At Troy Howard Middle School, every student in grades six through eight enrolled in the school’s ecology academy gardens once per week.

“They do everything from starting seedlings to taking care of them to harvesting,” Dave Wessels, the school’s garden coordinator, said. His task is constant: “How do we cover the learning goals and standards in a hands-on way?”

The school’s garden project teaches geometry skills through mapping and measuring plots in real life and scaling it down on paper. Students glean business and marketing skills by running a farmstand four days per week. They sell seeds and produce at the Belfast Co-op and have learned to cook in a wood-fired oven. Heirloom seed varieties, handed down from generation to generation, teach social studies.

“Anything that can be taught in school can be taught in the garden,” Wessels said.

So far this year, 650 pounds of produce has been funneled to the school’s cafeteria.

“We might hit 1,000 pounds with all the winter vegetables,” Wessels said.

The school pays market price for the quality produce grown right outside its door. Money raised is used for garden tools, seeds and to run the produce business side. The Belfast Co-op buys winter greens from the school, and students sell heirloom seeds and local beans.

The greenhouse erected in 2006 has become an educational touchstone.

“Everything happens in the garden; it’s an amazing place to learn about ecology because it has an ecosystem,” Wessels said. “Kids that have trouble with those STEM subjects inside do better outside. Science and engineering sounds daunting, but hands-on garden is grounding. It’s a lot of fun.”

The College of the Atlantic in Bar Harbor brought a group of teachers and faculty from remote island schools to witness how Troy Howard embeds agriculture into its curriculum.

“All of them are interested in the whole farm to school movement,” he said. “It makes it relevant to what we are teaching.”

Another byproduct of farm to school, is fewer students are turning their noses up at things such as Brussels sprouts.

“When kids grow their own vegetables, they are going to try it,” Wessels said, adding that cooking, “a hugely valuable skill,” is part of the program. Students cook on an ancient earthen wood-fired oven they helped build. Grants from the Belfast Garden Club and other community members and groups help maintain the project.

When students enter the program at age 11, many think food comes from a supermarket.

“Several high schoolers come back to visit the gardens and say, ‘This program changed my life,’” Wessels said. “By the time they’ve graduated, they’ve done weeding to harvesting to cooking it up.”

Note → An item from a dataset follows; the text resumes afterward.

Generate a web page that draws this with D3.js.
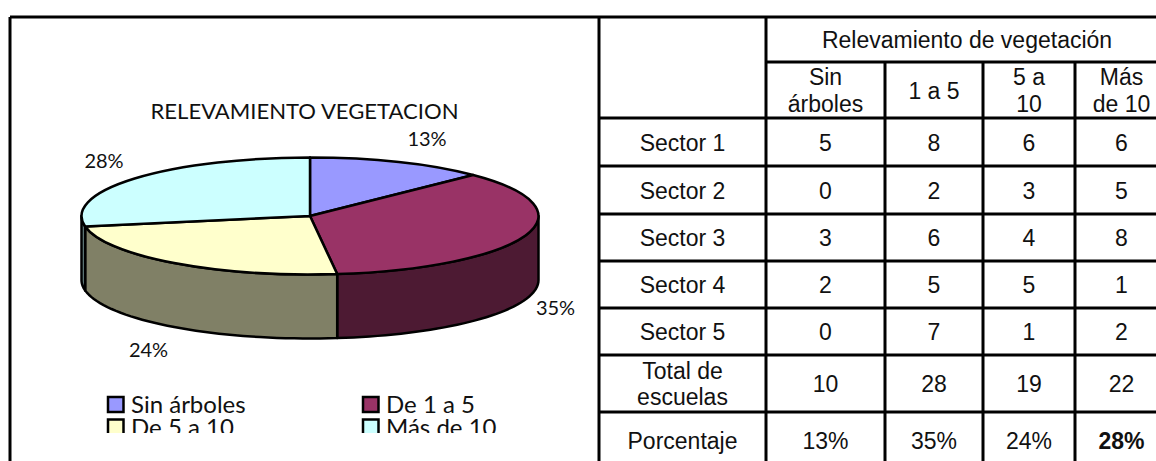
<!DOCTYPE html>
<html>
  <head>
    <meta charset="UTF-8" />
    <title>Relevamiento vegetacion</title>
    <style>
      html, body { margin: 0; padding: 0; background: #fff; }
      svg { display: block; }
      .pie text { font-family: Lato, "Open Sans", sans-serif; fill: #111; }
      .tabla text { font-family: "Liberation Sans", Arial, sans-serif; fill: #111; font-size: 23px; text-anchor: middle; }
    </style>
  </head>
  <body>
    <svg></svg>
    <script src="https://cdnjs.cloudflare.com/ajax/libs/d3/7.8.5/d3.min.js"></script>
    <script>
      // values
      const categorias = ["Sin árboles", "De 1 a 5", "De 5 a 10", "Más de 10"];
      const totales = [10, 28, 19, 22];
      const porcentajes = ["13%", "35%", "24%", "28%"];
      const colores = ["#9999ff", "#993366", "#ffffcc", "#ccffff"];
      const coloresLado = ["#4d4d80", "#4d1a33", "#808066", "#668080"];

      const titulo = "RELEVAMIENTO VEGETACION";
      const tituloTabla = "Relevamiento de vegetación";
      const encabezados = [["Sin", "árboles"], ["1 a 5"], ["5 a", "10"], ["Más", "de 10"]];
      const filas = [["Sector 1"], ["Sector 2"], ["Sector 3"], ["Sector 4"], ["Sector 5"], ["Total de", "escuelas"], ["Porcentaje"]];
      const sector1 = [5, 8, 6, 6];
      const sector2 = [0, 2, 3, 5];
      const sector3 = [3, 6, 4, 8];
      const sector4 = [2, 5, 5, 1];
      const sector5 = [0, 7, 1, 2];

      const width = 1156, height = 461;
      const svg = d3.select("svg").attr("width", width).attr("height", height);

      // pie geometry
      const cx = 310, cy = 216, rx = 228.5, ry = 58.5, depth = 64;

      const g = svg.append("g").attr("class", "pie");

      const arcos = d3.pie().sort(null)(totales);
      const arc = d3.arc().innerRadius(0).outerRadius(rx);

      // point on the rim, angle clockwise from the top like d3.arc
      const rim = (a, dy) => [cx + rx * Math.sin(a), cy - ry * Math.cos(a) + dy];
      const linea = d3.line();

      // walls: only the part of each slice between 3 o'clock and 9 o'clock shows
      arcos.forEach((d, i) => {
        const a0 = Math.max(d.startAngle, Math.PI / 2);
        const a1 = Math.min(d.endAngle, (3 * Math.PI) / 2);
        if (a1 <= a0) return;
        const borde = d3.range(0, 41).map((k) => a0 + ((a1 - a0) * k) / 40);
        const puntos = borde.map((a) => rim(a, 0)).concat(borde.slice().reverse().map((a) => rim(a, depth)));
        g.append("path")
          .attr("d", linea(puntos) + "Z")
          .attr("fill", coloresLado[i])
          .attr("stroke", "#000")
          .attr("stroke-width", 2.5)
          .attr("stroke-linejoin", "round");
      });

      // top face, the scale squashes the circle into the ellipse
      g.append("g")
        .attr("transform", `translate(${cx},${cy}) scale(1,${ry / rx})`)
        .selectAll("path")
        .data(arcos)
        .enter()
        .append("path")
        .attr("d", arc)
        .attr("fill", (d, i) => colores[i])
        .attr("stroke", "#000")
        .attr("stroke-width", 2.5)
        .attr("stroke-linejoin", "round")
        .attr("vector-effect", "non-scaling-stroke");

      g.append("text")
        .attr("x", 304.5)
        .attr("y", 119)
        .attr("text-anchor", "middle")
        .attr("font-size", 21)
        .attr("textLength", 308)
        .attr("lengthAdjust", "spacingAndGlyphs")
        .text(titulo);

      const etiquetaPos = [[427, 146], [555.5, 315], [148.5, 357], [104, 168]];
      g.selectAll("text.pct")
        .data(porcentajes)
        .enter()
        .append("text")
        .attr("class", "pct")
        .attr("x", (d, i) => etiquetaPos[i][0])
        .attr("y", (d, i) => etiquetaPos[i][1])
        .attr("text-anchor", "middle")
        .attr("font-size", 20)
        .text((d) => d);

      // legend, the second row is cut off by the picture frame
      svg.append("clipPath").attr("id", "corte").append("rect").attr("x", 0).attr("y", 0).attr("width", 600).attr("height", 433);
      const leyendaX = [108, 363], leyendaY = [397, 419.5];
      const ley = g.append("g").attr("clip-path", "url(#corte)");
      categorias.forEach((c, i) => {
        const x = leyendaX[i % 2], y = leyendaY[Math.floor(i / 2)];
        ley.append("rect").attr("x", x).attr("y", y).attr("width", 15.5).attr("height", 15).attr("fill", colores[i]).attr("stroke", "#000").attr("stroke-width", 2.5);
        ley.append("text").attr("x", x + 23).attr("y", y + 16).attr("font-size", 24).text(c);
      });

      // table, the last column and row run past the edge of the picture
      const t = svg.append("g").attr("class", "tabla");
      const colX = [599, 766, 885, 983, 1075, 1168];
      const filaY = [17, 62, 118, 166, 214, 261, 308, 355, 412, 468];
      const valores = [sector1, sector2, sector3, sector4, sector5, totales, porcentajes];

      const raya = (x1, y1, x2, y2) =>
        svg.append("line").attr("x1", x1).attr("y1", y1).attr("x2", x2).attr("y2", y2).attr("stroke", "#000").attr("stroke-width", 3);

      raya(10, 17, width, 17);
      raya(10, 17, 10, height);
      raya(colX[0], 17, colX[0], height);
      raya(colX[1], 17, colX[1], height);
      raya(colX[1], 62, width, 62);
      filaY.slice(2, 9).forEach((y) => raya(colX[0], y, width, y));
      colX.slice(2, 5).forEach((x) => raya(x, 62, x, height));

      // text with one or two lines, centred on a cell
      const celda = (lineas, x, y, negrita) => {
        const txt = t.append("text").attr("x", x).attr("y", y).attr("font-weight", negrita ? "bold" : null);
        lineas.forEach((l, i) => {
          txt.append("tspan")
            .attr("x", x)
            .attr("dy", i === 0 ? 8.5 - ((lineas.length - 1) * 26.5) / 2 : 26.5)
            .text(l);
        });
      };

      celda([tituloTabla], (colX[1] + colX[5]) / 2, (filaY[0] + filaY[1]) / 2);
      encabezados.forEach((h, c) => celda(h, (colX[c + 1] + colX[c + 2]) / 2, (filaY[1] + filaY[2]) / 2));
      filas.forEach((f, r) => {
        const y = (filaY[r + 2] + filaY[r + 3]) / 2;
        celda(f, (colX[0] + colX[1]) / 2, y);
        valores[r].forEach((v, c) => {
          celda([String(v)], (colX[c + 1] + colX[c + 2]) / 2, y, r === 6 && c === 3);
        });
      });
    </script>
  </body>
</html>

On Good Will-Hinckley’s sprawling campus, students at The Maine Academy of Natural Sciences gain math and science credit by working in the school’s two working greenhouses. And in the cafeteria, nutrition program manager Kelly LaCasse makes locally sourced meals from scratch.

“Farm to school is less a trend,” LaCasse said, and more “a conscientious decision and philosophy.”

In October, LaCasse helped run the Maine Farm to School Network conference, and 150 people attended. Though funding is scarce, LaCasse, the new farm to school representative for the state’s central district, believes that the more agricultural education is practiced the better.

“Spending dollars locally will increase the local economy. We are going from a few small pockets doing their own thing to a broader reach across the state. It’s not just making a relationship with your farmer next door,” LaCasse said.

It’s nurturing the next farming generation.

In Falmouth, where large homes break up former farmland, that message is spreading.

The high school orchard has been tended to by hundreds of students.

“It started out as a community service project,” said Melnicove, who took over a nondescript patch of grass outside the school and cultivated it in 2003.

Now students clamor to take this class.

“This is so much better. It’s not school,” Dexter Desrosiers, 17,said while digging up a forsythia plant in the sun. “I am doing something that’s worth doing.”